* **AIM**: Reproduce the material that follows, please, but only from its first line to the line containing "const labelGap = [36, 38, 30];", inclusive.
╭──
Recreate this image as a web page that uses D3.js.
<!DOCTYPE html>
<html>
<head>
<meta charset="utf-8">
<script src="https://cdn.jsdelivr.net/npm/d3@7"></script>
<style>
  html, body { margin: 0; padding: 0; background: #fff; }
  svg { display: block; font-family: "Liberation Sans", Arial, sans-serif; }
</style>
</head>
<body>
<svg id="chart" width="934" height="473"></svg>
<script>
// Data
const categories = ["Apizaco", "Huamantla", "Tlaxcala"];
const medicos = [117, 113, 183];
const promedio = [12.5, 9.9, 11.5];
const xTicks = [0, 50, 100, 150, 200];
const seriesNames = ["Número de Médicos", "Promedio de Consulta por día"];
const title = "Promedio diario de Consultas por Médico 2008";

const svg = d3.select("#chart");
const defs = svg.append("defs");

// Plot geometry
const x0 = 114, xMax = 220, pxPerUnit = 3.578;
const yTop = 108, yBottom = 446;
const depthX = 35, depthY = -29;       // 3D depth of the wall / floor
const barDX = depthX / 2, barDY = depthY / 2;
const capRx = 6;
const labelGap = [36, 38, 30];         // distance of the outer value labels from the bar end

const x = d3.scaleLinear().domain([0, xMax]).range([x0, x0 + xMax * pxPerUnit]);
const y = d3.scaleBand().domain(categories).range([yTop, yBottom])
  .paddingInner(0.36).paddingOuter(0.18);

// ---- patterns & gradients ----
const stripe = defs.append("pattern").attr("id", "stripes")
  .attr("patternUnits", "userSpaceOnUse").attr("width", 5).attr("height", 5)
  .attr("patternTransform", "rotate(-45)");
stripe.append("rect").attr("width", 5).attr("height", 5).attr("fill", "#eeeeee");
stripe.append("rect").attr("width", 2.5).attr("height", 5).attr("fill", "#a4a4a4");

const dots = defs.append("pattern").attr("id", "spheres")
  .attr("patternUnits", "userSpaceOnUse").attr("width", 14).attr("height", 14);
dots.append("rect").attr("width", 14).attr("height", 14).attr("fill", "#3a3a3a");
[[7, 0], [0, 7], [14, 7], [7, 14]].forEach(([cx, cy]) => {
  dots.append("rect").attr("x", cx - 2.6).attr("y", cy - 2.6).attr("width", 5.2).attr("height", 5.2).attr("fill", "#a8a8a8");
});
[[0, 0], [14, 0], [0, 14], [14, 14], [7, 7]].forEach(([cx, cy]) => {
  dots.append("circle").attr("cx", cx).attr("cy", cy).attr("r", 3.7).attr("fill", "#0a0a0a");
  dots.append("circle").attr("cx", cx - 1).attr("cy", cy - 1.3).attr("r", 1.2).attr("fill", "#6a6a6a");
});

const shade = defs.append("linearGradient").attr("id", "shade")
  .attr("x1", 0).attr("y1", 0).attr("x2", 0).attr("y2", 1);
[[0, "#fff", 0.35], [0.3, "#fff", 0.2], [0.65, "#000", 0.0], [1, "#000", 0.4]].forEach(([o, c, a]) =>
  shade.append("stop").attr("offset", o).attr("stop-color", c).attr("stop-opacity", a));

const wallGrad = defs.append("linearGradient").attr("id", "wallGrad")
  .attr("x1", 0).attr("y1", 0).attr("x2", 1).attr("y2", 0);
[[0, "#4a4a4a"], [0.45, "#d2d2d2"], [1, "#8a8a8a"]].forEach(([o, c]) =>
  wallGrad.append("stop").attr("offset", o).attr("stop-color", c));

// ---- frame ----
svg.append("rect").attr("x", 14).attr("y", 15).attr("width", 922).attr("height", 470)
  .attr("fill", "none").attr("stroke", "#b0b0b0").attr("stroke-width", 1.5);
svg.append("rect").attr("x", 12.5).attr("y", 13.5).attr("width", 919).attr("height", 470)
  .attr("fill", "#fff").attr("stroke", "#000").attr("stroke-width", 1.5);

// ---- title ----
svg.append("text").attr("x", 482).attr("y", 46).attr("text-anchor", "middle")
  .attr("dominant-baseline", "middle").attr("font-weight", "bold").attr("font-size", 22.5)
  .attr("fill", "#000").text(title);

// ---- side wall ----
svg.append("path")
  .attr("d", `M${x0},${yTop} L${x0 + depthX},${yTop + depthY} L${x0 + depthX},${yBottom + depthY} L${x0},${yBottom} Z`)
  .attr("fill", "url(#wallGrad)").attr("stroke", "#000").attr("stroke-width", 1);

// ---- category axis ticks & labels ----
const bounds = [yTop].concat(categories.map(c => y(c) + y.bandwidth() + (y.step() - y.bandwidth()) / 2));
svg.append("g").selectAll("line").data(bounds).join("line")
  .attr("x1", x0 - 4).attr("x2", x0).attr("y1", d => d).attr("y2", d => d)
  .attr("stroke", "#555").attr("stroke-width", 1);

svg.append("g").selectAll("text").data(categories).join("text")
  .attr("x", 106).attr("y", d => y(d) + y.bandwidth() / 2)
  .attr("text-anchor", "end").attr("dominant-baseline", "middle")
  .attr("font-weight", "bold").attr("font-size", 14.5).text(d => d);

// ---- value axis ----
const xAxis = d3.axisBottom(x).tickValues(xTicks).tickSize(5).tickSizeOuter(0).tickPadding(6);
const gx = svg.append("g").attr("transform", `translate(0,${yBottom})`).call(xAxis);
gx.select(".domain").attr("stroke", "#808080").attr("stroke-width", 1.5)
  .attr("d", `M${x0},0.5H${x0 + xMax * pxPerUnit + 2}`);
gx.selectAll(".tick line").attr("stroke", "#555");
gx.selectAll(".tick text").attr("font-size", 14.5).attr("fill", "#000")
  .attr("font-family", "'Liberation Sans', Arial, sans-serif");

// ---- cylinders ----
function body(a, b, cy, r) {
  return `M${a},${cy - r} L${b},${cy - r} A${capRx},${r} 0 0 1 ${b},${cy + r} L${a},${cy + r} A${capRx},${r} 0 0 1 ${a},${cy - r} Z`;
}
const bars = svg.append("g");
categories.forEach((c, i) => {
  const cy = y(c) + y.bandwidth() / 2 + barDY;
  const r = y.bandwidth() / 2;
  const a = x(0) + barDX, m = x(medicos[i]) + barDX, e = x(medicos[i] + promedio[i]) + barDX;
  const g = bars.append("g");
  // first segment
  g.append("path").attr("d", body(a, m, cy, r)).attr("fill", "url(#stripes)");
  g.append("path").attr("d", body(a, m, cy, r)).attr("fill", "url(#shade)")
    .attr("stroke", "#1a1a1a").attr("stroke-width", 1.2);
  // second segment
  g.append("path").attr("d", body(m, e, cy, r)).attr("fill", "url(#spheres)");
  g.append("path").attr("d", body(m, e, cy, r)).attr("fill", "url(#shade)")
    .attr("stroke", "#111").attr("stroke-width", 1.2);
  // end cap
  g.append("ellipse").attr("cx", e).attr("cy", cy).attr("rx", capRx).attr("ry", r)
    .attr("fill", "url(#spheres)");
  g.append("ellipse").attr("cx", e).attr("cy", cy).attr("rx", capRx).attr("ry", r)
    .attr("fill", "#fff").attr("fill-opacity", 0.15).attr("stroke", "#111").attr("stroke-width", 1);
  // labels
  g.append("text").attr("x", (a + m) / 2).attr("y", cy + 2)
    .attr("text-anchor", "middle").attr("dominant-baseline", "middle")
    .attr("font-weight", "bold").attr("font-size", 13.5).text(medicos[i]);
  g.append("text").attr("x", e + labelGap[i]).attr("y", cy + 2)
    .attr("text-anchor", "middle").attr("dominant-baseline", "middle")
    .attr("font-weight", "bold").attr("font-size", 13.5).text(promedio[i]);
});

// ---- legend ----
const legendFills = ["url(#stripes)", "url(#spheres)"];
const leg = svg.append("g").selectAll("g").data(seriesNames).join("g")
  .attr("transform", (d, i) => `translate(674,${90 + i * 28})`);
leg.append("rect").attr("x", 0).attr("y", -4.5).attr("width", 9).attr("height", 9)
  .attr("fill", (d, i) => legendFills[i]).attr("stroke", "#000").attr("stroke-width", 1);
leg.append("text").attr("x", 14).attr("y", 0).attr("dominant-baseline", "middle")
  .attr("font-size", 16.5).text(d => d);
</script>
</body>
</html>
╰──
* **ANSWER TO THE TASK**:
Recreate this image as a web page that uses D3.js.
<!DOCTYPE html>
<html>
<head>
<meta charset="utf-8">
<script src="https://cdn.jsdelivr.net/npm/d3@7"></script>
<style>
  html, body { margin: 0; padding: 0; background: #fff; }
  svg { display: block; font-family: "Liberation Sans", Arial, sans-serif; }
</style>
</head>
<body>
<svg id="chart" width="934" height="473"></svg>
<script>
// Data
const categories = ["Apizaco", "Huamantla", "Tlaxcala"];
const medicos = [117, 113, 183];
const promedio = [12.5, 9.9, 11.5];
const xTicks = [0, 50, 100, 150, 200];
const seriesNames = ["Número de Médicos", "Promedio de Consulta por día"];
const title = "Promedio diario de Consultas por Médico 2008";

const svg = d3.select("#chart");
const defs = svg.append("defs");

// Plot geometry
const x0 = 114, xMax = 220, pxPerUnit = 3.578;
const yTop = 108, yBottom = 446;
const depthX = 35, depthY = -29;       // 3D depth of the wall / floor
const barDX = depthX / 2, barDY = depthY / 2;
const capRx = 6;
const labelGap = [36, 38, 30];         // distance of the outer value labels from the bar end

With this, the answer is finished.